This week I’ve narrowed down the important issues to two seemingly unrelated topics. I wrote “seemingly unrelated” because the discussion of one may well be the subterfuge used to distract us from the other. Either way, both issues have a political intent that departs completely from the founding of this nation.
Let’s take a look at the smoke and mirrors before we look at the substantive issue of the day. The distraction laid before us was set there by “Fox and Friends” television host Ainsley Earhart’s comments about Texas governor — and potential presidential contender — Rick Perry. “Well the Christian Coalition … I think [Rick Perry] can get a lot of money from that base because [of] Romney obviously not being a Christian … Rick Perry, he’s always on talk shows, on Christian talk shows, he has days of prayer in Texas.”
Perhaps the folks at the Fox network and the Christian Coalition haven’t read Article 6 Section 3 of the U.S. Constitution. The part that says, “No religious test shall ever be required as a qualification to any office or public trust under the United States.”
Now perhaps Fox is just calling it like they see it and it’s naive to expect the Christian Coalition to respect the Constitution and not force choices based on religious affiliation, but if any other faith group were intent on violating an article of the Constitution — like, say, the Islamic Society of North America — there would be hell to pay. And yeah, that pun was intended.
Our government needs good folks in office. The inference made by any group that this requires a person of a certain faith would cause our founders to spin in their graves.
I’m not trying to kid anybody that I’d consider Mitt Romney for president, but that’s because of his politics. The fact that the Republican Party could turn on someone who has successfully carried their standard for them — just because of his religious beliefs — reminds me of something Ben Franklin once said, “The nearest I can make it out, ‘Love your enemies’ means, ‘Hate your friends.’”
But let’s get to the real issue at hand, the deficit.
Before discussing the cost-cutting snow job Congress and the president are contriving, let me just say that I want all of their salaries and benefits eliminated from the budget until further notice. It won’t make a very big dent in the problem, but let’s run government like a business for a change and stop paying people who don’t do their job. Wait: check that. Let’s run it like a small business — not a big business like the Wall Street banks where people still get paid for botching things.

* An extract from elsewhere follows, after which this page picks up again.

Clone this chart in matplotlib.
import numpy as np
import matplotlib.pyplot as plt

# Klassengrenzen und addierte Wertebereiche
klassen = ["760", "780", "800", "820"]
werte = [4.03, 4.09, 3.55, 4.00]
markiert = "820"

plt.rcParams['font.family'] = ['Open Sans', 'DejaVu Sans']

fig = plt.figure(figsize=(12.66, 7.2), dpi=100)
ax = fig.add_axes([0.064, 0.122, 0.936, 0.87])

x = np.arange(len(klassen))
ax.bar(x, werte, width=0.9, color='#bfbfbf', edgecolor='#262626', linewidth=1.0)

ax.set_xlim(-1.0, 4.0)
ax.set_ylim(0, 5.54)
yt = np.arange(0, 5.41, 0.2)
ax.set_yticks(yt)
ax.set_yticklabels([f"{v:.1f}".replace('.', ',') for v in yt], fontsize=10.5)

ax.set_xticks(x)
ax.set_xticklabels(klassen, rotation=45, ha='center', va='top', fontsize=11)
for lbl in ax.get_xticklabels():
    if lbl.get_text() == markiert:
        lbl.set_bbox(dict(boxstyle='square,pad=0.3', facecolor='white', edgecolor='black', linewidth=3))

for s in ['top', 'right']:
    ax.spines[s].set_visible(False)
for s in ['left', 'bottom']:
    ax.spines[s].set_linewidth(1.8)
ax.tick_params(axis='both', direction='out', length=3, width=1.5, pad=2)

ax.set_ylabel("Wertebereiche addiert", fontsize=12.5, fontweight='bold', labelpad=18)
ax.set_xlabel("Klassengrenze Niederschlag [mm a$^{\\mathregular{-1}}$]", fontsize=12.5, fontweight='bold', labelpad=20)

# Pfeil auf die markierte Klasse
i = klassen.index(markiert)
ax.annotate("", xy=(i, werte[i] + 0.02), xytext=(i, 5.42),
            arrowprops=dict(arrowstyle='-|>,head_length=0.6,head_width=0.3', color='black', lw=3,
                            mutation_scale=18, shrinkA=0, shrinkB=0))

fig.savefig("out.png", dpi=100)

I’ll apologize in advance to the few members of Congress like Bernie Sanders and Mike Michaud who actually do their jobs. But I have a feeling those two wouldn’t mind volunteering for a few weeks if it meant that their “colleagues” — and I use that term loosely because guys like John Boehner and gals like Nancy Pelosi are of inferior caliber to Sanders and Michaud — finally had consequences for their lousy performance.
Anyway, here’s an explanation of our nation’s finances that even Congress should understand.
If you’ve studied history, you’ve heard of a gent named Alexander Hamilton. A fetching dude and ladies’ man, he was also a founding father and the first secretary of the treasury.
Back in the day he racked up the first ever federal debt. Hamilton paid the states off for the debt they incurred fighting the Revolutionary War. It took about 50 years for that federal debt to be paid. Ever since then we’ve had periods of high debt caused by little things like the Civil War, the world wars, the New Deal and the Cold War. And through time — most recently by the Clinton White House — we’ve always paid that debt back.
So now we’re in a pickle and the slackers in government want us to believe that they’ll never get this mess under control unless they crucify the poor and shelter the rich from paying taxes. And that crucifixion brings us back to the smoke and mirrors topic at hand. Don’t let the conversation become which religion our elected officials hold dear instead of which economic policies they support.